Regrettably, China has not made any specific or positive response to Taiwan’s recent policies of goodwill. On the contrary, China still refuses to renounce the use of force, continues to obstruct Taiwan’s international presence, and insists on its “one China” principle as the precondition for bilateral talks, thereby bringing cross-strait relations to a stalemate.

China’s refusal to communicate and dialogue with Taiwan has increased the risk of misunderstanding between the two sides. Under these circumstances, President Chen felt the need to clarify the background of, and considerations behind, the announcements made previously in his inaugural speech. On August 3, 2002, he noted that the current reality of the Taiwan Strait situation is of “Taiwan and China standing on opposite sides of the strait, one country on each side” 一邊一國. President Chen’s remarks were made to emphasize to the international community that the ROC, as a sovereign state, should not be downgraded, marginalized, or treated as a local government. Nevertheless, President Chen’s fundamental policies regarding Taipei-Beijing relations remain the same, and the process of liberalizing cross-strait economic and trade policies will continue.

Cross-strait Exchanges

Private exchanges between the two sides began in 1987 when the government allowed citizens to visit their relatives in China, and have increased rapidly over the past 15 years. In 2002, over 3.6 million Taiwan citizens visited China and over 150,000 PRC visitors came to Taiwan for family visits or private exchanges. From November 2002, PRC journalists have been allowed to gather news in Taiwan, and since January 2002, people of the PRC have been able to visit Taiwan as tourists.

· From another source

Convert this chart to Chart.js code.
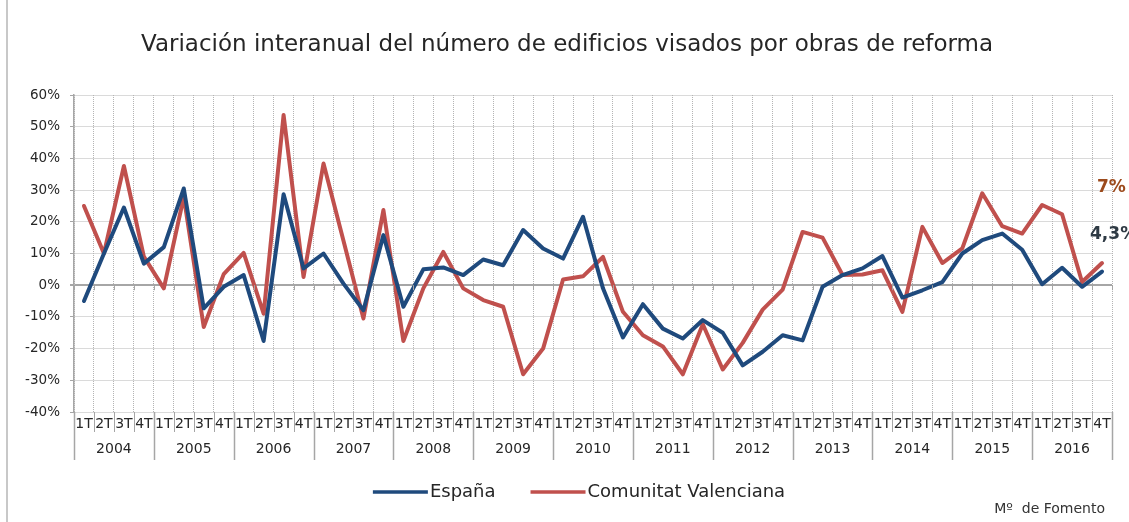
<!DOCTYPE html>
<html lang="es">
<head>
<meta charset="UTF-8">
<title>Variación interanual del número de edificios visados por obras de reforma</title>
<script src="https://cdn.jsdelivr.net/npm/chart.js@4.4.0/dist/chart.umd.min.js"></script>
<style>
  html, body { margin: 0; padding: 0; background: #fff; }
</style>
</head>
<body>
<canvas id="grafico" width="1129" height="522"></canvas>
<script>
// Datos trimestrales (variación interanual, %)
const anios = ['2004', '2005', '2006', '2007', '2008', '2009', '2010', '2011', '2012', '2013', '2014', '2015', '2016'];
const trimestres = ['1T', '2T', '3T', '4T'];

const espana = [
  -5, 10, 24.5, 6.8,
  12, 30.5, -7.3, -0.5,
  3.2, -17.6, 28.7, 5.3,
  10, 0.5, -7.9, 15.8,
  -6.8, 5, 5.6, 3.2,
  8.1, 6.3, 17.4, 11.6,
  8.4, 21.6, -1, -16.5,
  -6, -13.7, -16.8, -11,
  -15, -25.3, -21, -15.8,
  -17.4, -0.5, 3.2, 5.3,
  9.2, -3.9, -1.6, 1,
  10, 14.2, 16.3, 11.2,
  0.3, 5.5, -0.5, 4.3
];

const valenciana = [
  25, 10, 37.6, 9,
  -1, 27.9, -13.2, 3.5,
  10.2, -9, 53.7, 2.6,
  38.4, 14, -10.5, 23.7,
  -17.6, -1, 10.5, -1,
  -4.7, -6.8, -28.1, -20,
  1.8, 2.8, 8.9, -8.4,
  -15.8, -19.3, -28.1, -12.3,
  -26.6, -18.2, -7.7, -1.4,
  16.8, 15, 3.2, 3.4,
  4.7, -8.4, 18.4, 7,
  11.6, 29, 18.6, 16.3,
  25.3, 22.4, 1, 7
];

const etiquetas = [];
anios.forEach(a => trimestres.forEach(t => etiquetas.push(t)));

const FUENTE = "'DejaVu Sans', sans-serif";
Chart.defaults.font.family = FUENTE;
Chart.defaults.color = '#333';

const gris = '#A6A6A6';
const grisPunteado = '#B4B4B4';

// ejes de categorías a dos niveles, leyenda, fuente y etiquetas finales
const extras = {
  id: 'extras',
  afterDraw(chart) {
    const ctx = chart.ctx;
    const xs = chart.scales.x;
    const ys = chart.scales.y;
    const area = chart.chartArea;
    const medio = (xs.getPixelForValue(1) - xs.getPixelForValue(0)) / 2;
    const y0 = ys.getPixelForValue(0);

    ctx.save();
    // borde izquierdo del gráfico
    ctx.strokeStyle = '#C8C8C8';
    ctx.lineWidth = 2;
    ctx.beginPath();
    ctx.moveTo(7, 0);
    ctx.lineTo(7, chart.height);
    ctx.stroke();

    ctx.strokeStyle = gris;
    for (let i = 0; i <= etiquetas.length; i++) {
      const x = Math.round(xs.getPixelForValue(i) - medio) + 0.5;
      const largo = i % 4 === 0 ? 48 : 20;
      ctx.lineWidth = i % 4 === 0 ? 1.5 : 1;
      ctx.beginPath();
      ctx.moveTo(x, area.bottom);
      ctx.lineTo(x, area.bottom + largo);
      ctx.stroke();
      // marcas sobre la línea del cero
      ctx.lineWidth = 1;
      ctx.beginPath();
      ctx.moveTo(x, y0);
      ctx.lineTo(x, y0 + 5);
      ctx.stroke();
    }

    // años
    ctx.fillStyle = '#262626';
    ctx.font = '14px ' + FUENTE;
    ctx.textAlign = 'center';
    ctx.textBaseline = 'middle';
    anios.forEach((a, k) => {
      const xc = (xs.getPixelForValue(k * 4) + xs.getPixelForValue(k * 4 + 3)) / 2;
      ctx.fillText(a, xc, area.bottom + 37);
    });

    // leyenda
    ctx.font = '18px ' + FUENTE;
    ctx.textAlign = 'left';
    const linea = 55, hueco = 2, sep = 35;
    const items = chart.data.datasets.map(d => ({ d, w: ctx.measureText(d.label).width }));
    const total = items.reduce((s, it) => s + linea + hueco + it.w, 0) + sep * (items.length - 1);
    let x = 579 - total / 2;
    const yl = 492;
    items.forEach(it => {
      ctx.strokeStyle = it.d.borderColor;
      ctx.lineWidth = 3.5;
      ctx.beginPath();
      ctx.moveTo(x, yl);
      ctx.lineTo(x + linea, yl);
      ctx.stroke();
      ctx.fillStyle = '#262626';
      ctx.fillText(it.d.label, x + linea + hueco, yl);
      x += linea + hueco + it.w + sep;
    });

    // fuente
    ctx.font = '14px ' + FUENTE;
    ctx.textAlign = 'right';
    ctx.fillStyle = '#333';
    ctx.fillText('Mº  de Fomento', 1105, 509);

    // etiquetas del último trimestre
    ctx.font = 'bold 17px ' + FUENTE;
    ctx.textAlign = 'left';
    const fmt = v => v.toLocaleString('es-ES') + '%';
    const ultimo = etiquetas.length - 1;
    const pr = chart.getDatasetMeta(1).data[ultimo];
    ctx.fillStyle = '#9C4A1C';
    ctx.fillText(fmt(valenciana[ultimo]), pr.x - 5, pr.y - 75);
    const pb = chart.getDatasetMeta(0).data[ultimo];
    ctx.fillStyle = '#2E3A44';
    ctx.fillText(fmt(espana[ultimo]), pb.x - 12, pb.y - 37);
    ctx.restore();
  }
};

new Chart(document.getElementById('grafico'), {
  type: 'line',
  data: {
    labels: etiquetas,
    datasets: [
      {
        label: 'España',
        data: espana,
        borderColor: '#1F4A7D',
        backgroundColor: '#1F4A7D',
        borderWidth: 4,
        borderJoinStyle: 'round',
        borderCapStyle: 'round',
        pointRadius: 0,
        tension: 0
      },
      {
        label: 'Comunitat Valenciana',
        data: valenciana,
        borderColor: '#C0504D',
        backgroundColor: '#C0504D',
        borderWidth: 4,
        borderJoinStyle: 'round',
        borderCapStyle: 'round',
        pointRadius: 0,
        tension: 0
      }
    ]
  },
  options: {
    responsive: false,
    animation: false,
    devicePixelRatio: 1,
    layout: { padding: { top: 20, right: 17, bottom: 60, left: 22 } },
    plugins: {
      legend: { display: false },
      tooltip: { enabled: false },
      title: {
        display: true,
        text: 'Variación interanual del número de edificios visados por obras de reforma',
        color: '#262626',
        font: { size: 23, weight: 'normal' },
        padding: { top: 11, bottom: 36.4 }
      }
    },
    scales: {
      x: {
        offset: true,
        grid: { offset: true, drawTicks: false, color: grisPunteado, lineWidth: 1 },
        border: { display: false, dash: [1, 1] },
        ticks: { autoSkip: false, maxRotation: 0, padding: 4, color: '#262626', font: { size: 14 } },
        afterFit(scale) { scale.height = 50; }
      },
      y: {
        min: -40,
        max: 60,
        ticks: { stepSize: 10, padding: 10, color: '#262626', font: { size: 13.5 }, callback: v => v + '%' },
        grid: {
          color: c => (c.tick && c.tick.value === 0) ? gris : grisPunteado,
          lineWidth: c => (c.tick && c.tick.value === 0) ? 2 : 1,
          tickLength: 4,
          tickColor: gris
        },
        border: {
          display: true,
          color: gris,
          width: 1.5,
          dash: c => (c.type === 'tick' && c.tick && c.tick.value !== 0) ? [1, 1] : []
        },
        afterFit(scale) { scale.width = 52; }
      }
    }
  },
  plugins: [extras]
});
</script>
</body>
</html>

Cross-strait economic and trade activities have also expanded dramatically over the past decade. In 2002, cross-strait trade amounted to US$37.39 billion, of which, US$29.45 billion (78.8 percent) were Taiwan exports to China and US$7.95 billion (21.2 percent) were imports from China, making China the number one source of Taiwan’s trade surplus.

Taiwan is the fourth largest investor in China. According to the Investment Commission of Taiwan’s Ministry of Economic Affairs 經濟部投資審議委員會, between 1991 and December 2002, approved investment by Taiwan companies in China amounted to 27,276 cases with a total value of US$26.61 billion.

Conclusion

Over the past three years, President Chen and his administration have sought consistently to normalize cross-strait relations and resume cross-strait talks, while implementing significant adjustments to Taiwan’s China policy. Cross-strait relations have thus remained relatively stable. Bilateral economic, cultural, and educational exchanges have continued to increase.

Political disputes in the Taiwan Strait cannot be resolved overnight, but it would be mutually beneficial if the two sides could develop a structural and constructive cooperative relationship. President Chen has said repeatedly that he is willing to resume talks at any time on any subject as long as no preconditions are set. He has also suggested in his Cross-century Remarks that economic, trade, and cultural integration between the two sides, which help build faith and confidence, can be the starting point for a new framework of lasting peace and political integration. Taiwan looks forward to reciprocity of goodwill from Beijing and hopes the PRC authorities can set aside their prejudices, replace confrontation with negotiation and conflict with dialogue, and pursue cross-strait relations with pragmatism. This will benefit the people on both sides, while ensuring peace and prosperity for not just the Asia-Pacific region but for the world.